М.Н.: Что оно принципиально необъяснимо через нейрофизиологию.

В.М.: Можно из нейрофизиологии объяснить особенности психики отдельного индивида – его темперамент, наклонности, способности, но нельзя понять, например, почему человек узнает себя в зеркале, отличает себя от других. Почему он вообще в плане сознания нуждается в другом человеке, которое и есть наше главное зеркало. Почему у него вообще есть самосознание? За этим скрывается другой вопрос: откуда у человека свобода, которая позволяет ему часто действовать вопреки свое естественной природе? Откуда у него, например, бескорыстие, самопожертвование и пр.? Откуда у него вообще способность действовать по идеальным, а не чисто физиологическим мотивам? Попробуйте объяснить это нейрофизиологически. Если существует такая наука, которая способна это объяснить, пусть объясняет. Для меня это – область, не подлежащая ни религиозному, ни естественнонаучному объяснению. Если все можно объяснить естественнонаучным путем, т.е. по аналогии с природой, тогда можно поставить крест на культуре.

М.Н.: А что идет сцеинтизация?

В.М.: От ученых-естественников можно иногда услышать: пока вы, философы, занимаетесь отвлеченной метафизикой, мы, ученые, создадим научную теорию, которая совместит постулаты Христа с законами современной термодинамики. Сам читал. Такого рода претензии на решение всех человеческих проблем с позиции естественной науки очень распространены. На мой взгляд, культура более сложная вещь. Попробуйте, выведите из природы свободу. Свобода – это способность действовать по цели, а не по внешней причине. Разве в природе есть цели?

М.Н.: А как вы относитесь к тому, что в вузах курс философии может быть заменен историей науки или философией науки.

В.М.: Это важный вопрос: зачем вообще нужна философия? Очень схематически: философия – часть европейской культуры. Европейскую культуру можно представить в виде следующей схемы. Один полюс – религия (христианство), другой полюс – наука. Религия отвечает на вопрос: как сделать человека добрым? То есть – с религиозной точки зрения – морально ответственным перед Богом. Вот ее проблема, ибо ее сфера – это сфера этики, морали. Другое дело, что религия этого вопроса никогда не решит, но, во всяком случае, таково ее назначение. Сделать человека морально ответственным перед Богом.

М.Н.: Более социальным?

В.М.: Наверное. Назначение религии – этика. Задача науки – сделать человека сильным, вооружив его знаниями, технологиями, расширив среду его обитания – сделать сильным в борьбе с окружающим миром. К сожалению, человек не наделен от природы всем, что ему необходимо. Наука помогает расширить его ареал обитания и способствует выживанию рода. А посредине существует философия – она потому и колеблется между ними: то она научна, то религиозна. Действительное же назначение философии, состоит в том, чтоб сделать человека свободным. Потому что если вы это исключите, и наука и религия – каждая по-своему – может стать смертельно опасной для человека. Можно погибнуть и от сил небесных при, скажем, случае религиозного фанатизма; и от сил земных – наука может изобретать средства массового уничтожения. Чтобы обезопасить человека от угроз научного и религиозного догматизма, философия и возникла.

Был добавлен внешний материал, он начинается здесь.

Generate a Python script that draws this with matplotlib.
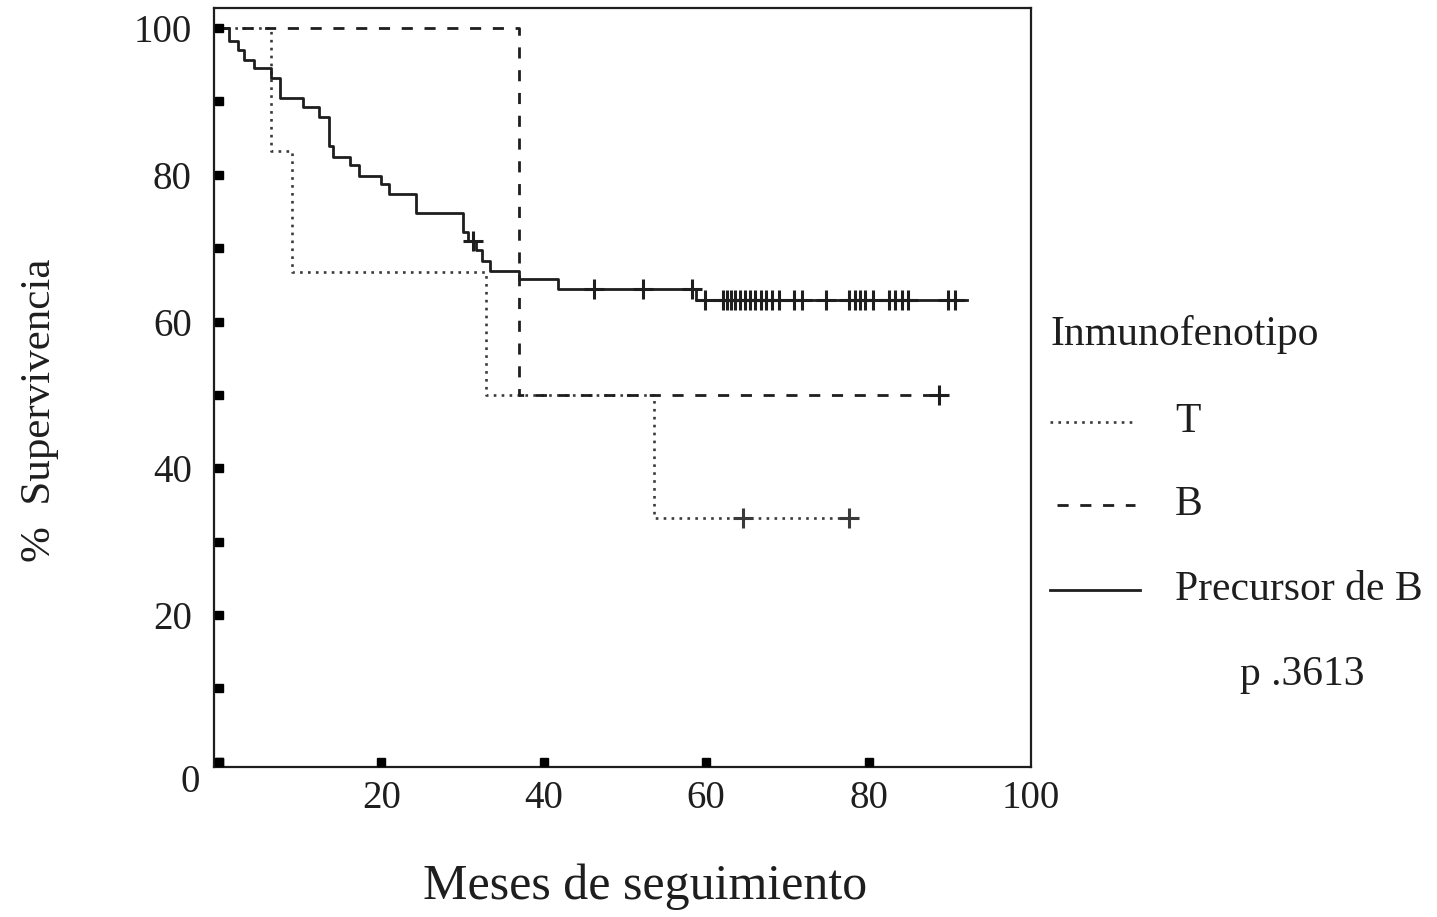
import numpy as np
import matplotlib
matplotlib.use("Agg")
import matplotlib.pyplot as plt
from matplotlib.lines import Line2D

plt.rcParams['font.family'] = ['Liberation Serif', 'DejaVu Serif']

# Kaplan-Meier steps (months, % survival)
t_times = [0, 6.4, 9.0, 32.9, 53.6]
t_surv = [100, 83.3, 66.7, 50.0, 33.3]
t_end = 77.6
t_cens = [64.5, 77.6]

b_times = [0, 36.9]
b_surv = [100, 50.0]
b_end = 88.7
b_cens = [88.7]

p_times = [0, 1.3, 2.3, 3.1, 4.3, 6.4, 7.5, 10.3, 12.3, 13.5, 14.1, 16.1, 17.2,
           20.0, 21.0, 24.3, 30.0, 30.7, 31.7, 32.4, 33.4, 36.9, 41.8, 58.8]
p_surv = [100, 98.2, 97.0, 95.7, 94.6, 93.2, 90.5, 89.2, 87.9, 83.9, 82.4, 81.4, 79.8,
          78.7, 77.4, 74.8, 72.2, 71.0, 69.7, 68.3, 66.9, 65.8, 64.4, 62.9]
p_end = 92.1
p_cens = [31.3, 46.2, 52.2, 58.3, 59.8, 62.1, 62.6, 63.1, 63.6, 64.2, 64.8, 65.4,
          66.0, 66.7, 67.4, 68.1, 69.0, 70.8, 71.8, 74.7, 77.6, 78.3, 78.9, 79.6,
          80.5, 82.5, 83.3, 84.1, 84.9, 89.8, 90.6]

y_ticks = [0, 10, 20, 30, 40, 50, 60, 70, 80, 90, 100]
y_labels = [20, 40, 60, 80, 100]
x_ticks = [0, 20, 40, 60, 80]
x_labels = [20, 40, 60, 80, 100]

ink = '#1e1e1e'
dot_style = dict(color='#3a3a3a', lw=1.9, linestyle=(0, (1, 2.0)))
dash_style = dict(color=ink, lw=2.0, linestyle=(0, (4, 4.2)))
solid_style = dict(color=ink, lw=2.0)


def level_at(times, surv, t):
    # survival value of a step curve at time t
    idx = np.searchsorted(times, t, side='right') - 1
    return np.array(surv)[idx]


def draw_curve(ax, times, surv, end, cens, zorder, **style):
    xs = list(times) + [end]
    ys = list(surv) + [surv[-1]]
    ax.step(xs, ys, where='post', zorder=zorder, **style)
    ax.plot(cens, level_at(times, surv, cens), linestyle='none', marker='+',
            markersize=14, markeredgewidth=2.2, color=style['color'],
            zorder=zorder)


fig = plt.figure(figsize=(14.37, 9.17), dpi=100)
ax = fig.add_axes([214 / 1437, 1 - 767 / 917, 817 / 1437, (767 - 7.5) / 917])

draw_curve(ax, t_times, t_surv, t_end, t_cens, 2, **dot_style)
draw_curve(ax, b_times, b_surv, b_end, b_cens, 3, **dash_style)
draw_curve(ax, p_times, p_surv, p_end, p_cens, 4, **solid_style)

ax.set_xlim(-0.6, 100)
ax.set_ylim(-0.7, 102.8)

# square tick marks on the axes
ax.plot([0] * len(y_ticks), y_ticks, linestyle='none', marker='s', markersize=5.5,
        color='black', clip_on=False, zorder=5)
ax.plot(x_ticks, [0] * len(x_ticks), linestyle='none', marker='s', markersize=5.5,
        color='black', clip_on=False, zorder=5)

ax.set_yticks(y_labels)
ax.set_yticklabels([str(v) for v in y_labels], fontsize=28, color=ink)
ax.set_xticks(x_labels)
ax.set_xticklabels([str(v) for v in x_labels], fontsize=28, color=ink)
ax.tick_params(axis='y', length=0, pad=16)
ax.tick_params(axis='x', length=0, pad=9)
ax.annotate('0', xy=(0, 0), xytext=(-21, -15), textcoords='offset points',
            ha='center', va='center', fontsize=28, color=ink)

for s in ax.spines.values():
    s.set_linewidth(1.6)
    s.set_color(ink)

fig.text(40 / 1437, 1 - 410 / 917, '%  Supervivencia', rotation=90,
         ha='center', va='center', fontsize=31, color=ink)
fig.text(645 / 1437, 1 - 887 / 917, 'Meses de seguimiento',
         ha='center', va='center', fontsize=36, color=ink)

# legend drawn by hand
fig.text(1050 / 1437, 1 - 335 / 917, 'Inmunofenotipo', ha='left', va='center',
         fontsize=30, color=ink)
legend_rows = [
    ('T', 422, dot_style, 1050, 1135),
    ('B', 505, dash_style, 1057, 1135),
    ('Precursor de B', 590, solid_style, 1050, 1140),
]
for label, ypx, style, x0, x1 in legend_rows:
    fig.add_artist(Line2D([x0 / 1437, x1 / 1437], [1 - ypx / 917] * 2,
                          transform=fig.transFigure, **style))
    fig.text(1175 / 1437, 1 - ypx / 917, label, ha='left', va='center',
             fontsize=30, color=ink)
fig.text(1302 / 1437, 1 - 675 / 917, 'p .3613', ha='center', va='center',
         fontsize=30, color=ink)

fig.savefig('out.png', dpi=100, facecolor='white')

М.Н.: То есть это такой вестибулярный аппарат, который сохраняет…

В.М.: Баланс.

М.Н.: …Естественный для культуры вестибулярный аппарат.

В.М.: Да-да-да. Можно так сказать – сохраняет равновесие. Философия – это критика религии и науки. Не в смысле их отрицания, а в смысле их претензии на абсолютность.

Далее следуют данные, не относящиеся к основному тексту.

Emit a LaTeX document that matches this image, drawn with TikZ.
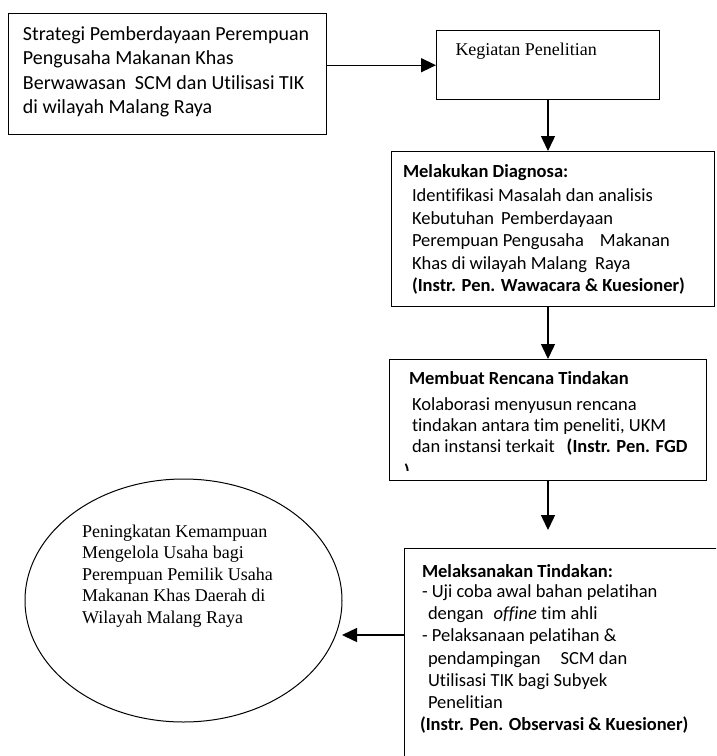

М.Н.: Философии обречена постоянно быть в позиции критики.

В.М.: Да. Есть у Канта замечательная статья – называется «Спор двух факультетов», где он спорит, зачем университетскому образованию нужны философский и теологический факультеты. И про философию он говорит: «Философский факультет нужен только для того, чтобы обеспечить свободу исследования». То есть и свободу от религиозного догматизма и от догматизма науки, когда она абсолютизирует уже существующее знание. Философия показывает, что нет абсолютного научного знания. Что есть нечто, что всегда остается вне поля и знания и веры – это свобода человека. А что такое свобода? Это право человека ставить перед собою цели. Свободное действие – это действие по цели. И тут начинаются вопросы: откуда берутся эти цели, как они устанавливаются – это очень большие вопросы. Кант считал, что это главная способность разума – действовать по цели. Поэтому у человека есть будущее. Если цели нет – есть только одно прошлое. Это тогда действие по причине. Поэтому консерваторы, как правило, не любят свободу. А люди, которые обожествляют прошлое и абсолютизируют прошлое – ненавидят свободу. Потому что свобода – это ориентация в будущее, а не в прошлое. Вот эта свобода и есть поле культуры. Культура – это сфера свободы. Все что существует в силу свободы. Не в силу природной необходимости, не в силу божественного предопределения – я не отрицаю ни того, ни другого, и то и другое есть, но есть еще что-то, что существует в силу свободы человека. Вот это и есть культура.

М.Н.: Спасибо, Вадим Михайлович.

Беседа записана 11 июля 2012 и опубликована 2 августа 2013.